ABSOLUTE MOBILITY: Texas 15%, national avg. 17%, marked FAIL (interesting: Arizona also shows 15%, but is NOT marked fail. Pew's excuse is that they didn't mark as above or below average states with small sample sizes unless the difference was BIG, due to margin of error calculations.)
R. UPWARD MOBILITY: Texas 31%, national avg. 34%, marked FAIL
R. DOWNWARD MOBILITY: Texas 30%, national avg. 28%, marked AVERAGE (apparently 2% is within margin of error on this, but not on Absolute Mobility)

And that's just my home state. The more I look at the results from the other states, the more they seem all over the map, thanks in no small part to Pew's margin-of-error issues. Well, to hell with their margin of error issues- let's ignore that and go by the actual numbers they used.

If we go by a straight 3% deviancy threshhold- that is, any measure 3% off from the national average counts as "above" or "below" average, then here are the states that come out very good (all three above average), good (2/3 above), bad (2/3 below) or very bad (all below). Boldface indicates states Pew didn't list in their key findings. Italics indicate a state Pew listed which, by a 3% threshhold, this method eliminates.

VERY GOOD: Maryland, New Jersey, New York
GOOD: Oregon, Michigan, Delaware, Pennsylvania, Connecticut, Massachusetts, Rhode Island, Kansas, Utah
BAD: Missouri, Nebraska, Arkansas, Florida, Kentucky, Mississippi, North Carolina, New Mexico, Texas (just out)
VERY BAD: District of Columbia, Alabama (promoted from Bad), Louisiana, South Carolina, West Virginia, Oklahoma

So, yes, there's still a big clump of bad in the Confederacy and a big clump of good in the Northeast and Mid-Atlantic. But what do Utah and Kansas have in common with the Northeast? What does Oregon have in common with either group? And what does New Mexico, or the national capitol, share with the old South that makes them crappy?

As an experiment, let's try adding the categories of Good-ish and Bad-ish to see how things develop. Good-ish is 1 above-average stat and no below-average stats; Bad-ish is the opposite.

GOOD-ISH: California, Michigan
BAD-ISH: Nevada, Maine/Vermont, Alaska/Idaho/Montana/Wyoming, Florida, Georgia, Tennessee, Texas

No, the closest that comes to resolving anything is that it sucks to be in the old South.
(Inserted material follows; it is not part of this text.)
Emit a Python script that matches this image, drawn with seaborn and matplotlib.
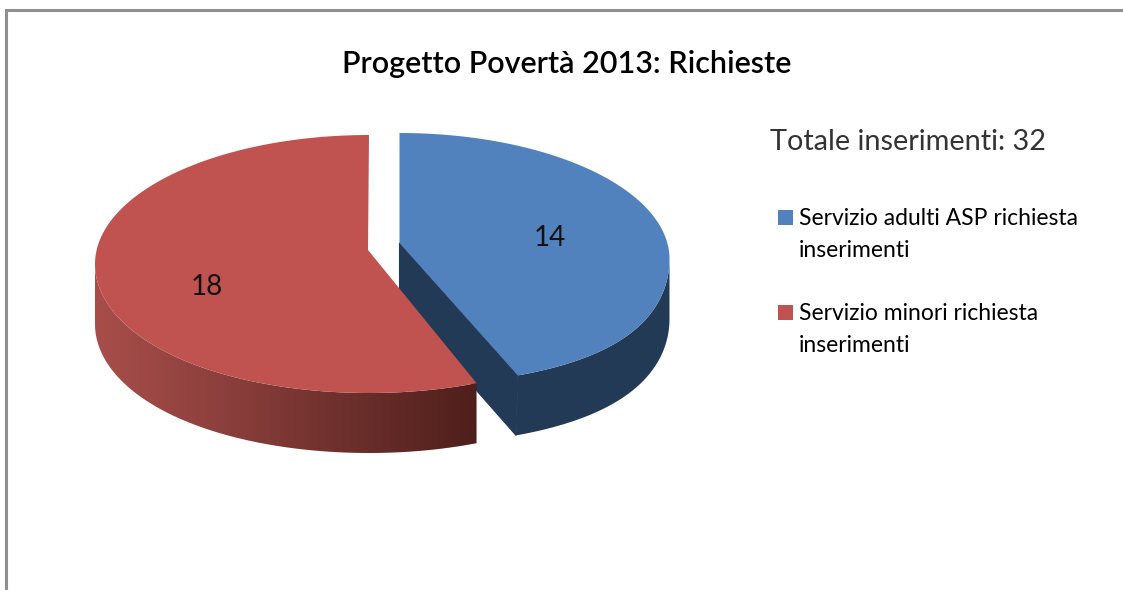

Not all red states suck, though- the Dakotas are OK (unless Pew's stats have Iowa bailing them out in that stupid supergroup), as is Arizona. New England apparently isn't all roses either (is Maine dragging Vermont down in THAT supergroup, or do they both kind of suck equally?).

For your own graphic aid, here's a quick and dirty flood-fill map I made of the states: dark green = very good, blue-green is good-ish, yellow is bad-ish, dark red is very bad.



So, what does all of this tell me? It tells me that this study is useless if you intend to use it for any advocacy position. The methodolgy and data analysis can be questioned half a dozen ways by a layman- and, I'm sure, much more thoroughly by experts. It just so happened that, if you looked at the stats in one particular way, it showed a couple of patterns. Look at the stats more deeply, though, and you see two things: (1) the patterns go away, except for a bias against the old South; and (2) the stats look VERY shaky for the purpose of comparing states, when there are at least fifteen states whose stats are too weak to compare reliably on a one-on-one basis to the rest.

If you were planning on using this study to say things like, "Blue states GOOD! Red states BA-A-A-AD!" please don't. There's probably good evidence for the assertion... but this isn't good evidence for much of ANYTHING. Don't discredit your cause with junk numbers; that's what conservatives do.

1 comment:

Omorka said...

As for grouping states: if their demographics are similar, that's actually better (statistically speaking) than reporting results for a state with a sample size too small to be valid, especially if they used a chi-square test as one of their analysis methods. Of course, getting a larger sample size would be even better, but in a state like Montana or Alaska, the population may be too low for that to be workable.

My immediate questions (being too lazy at the moment to read the initial report) would be:

a) Did they control for race as a compounding variable? If not, then it seems likely that states with relatively high African-American and Native American populations would score poorly, as social mobility in those groups is known to be lower than for Asian- and Euro-Americans. (Last I checked, the data for Latino/as was in flux.) That might explain Dixie's relatively poor showing right there.

b) Possibly hard to disentangle from the previous question: Did they control for proportion of the population who had done prison time? Almost the only way to achieve upward social mobility as an ex-felon is to start your own business, as you're practically unhireable - and that requires both great skill and great luck.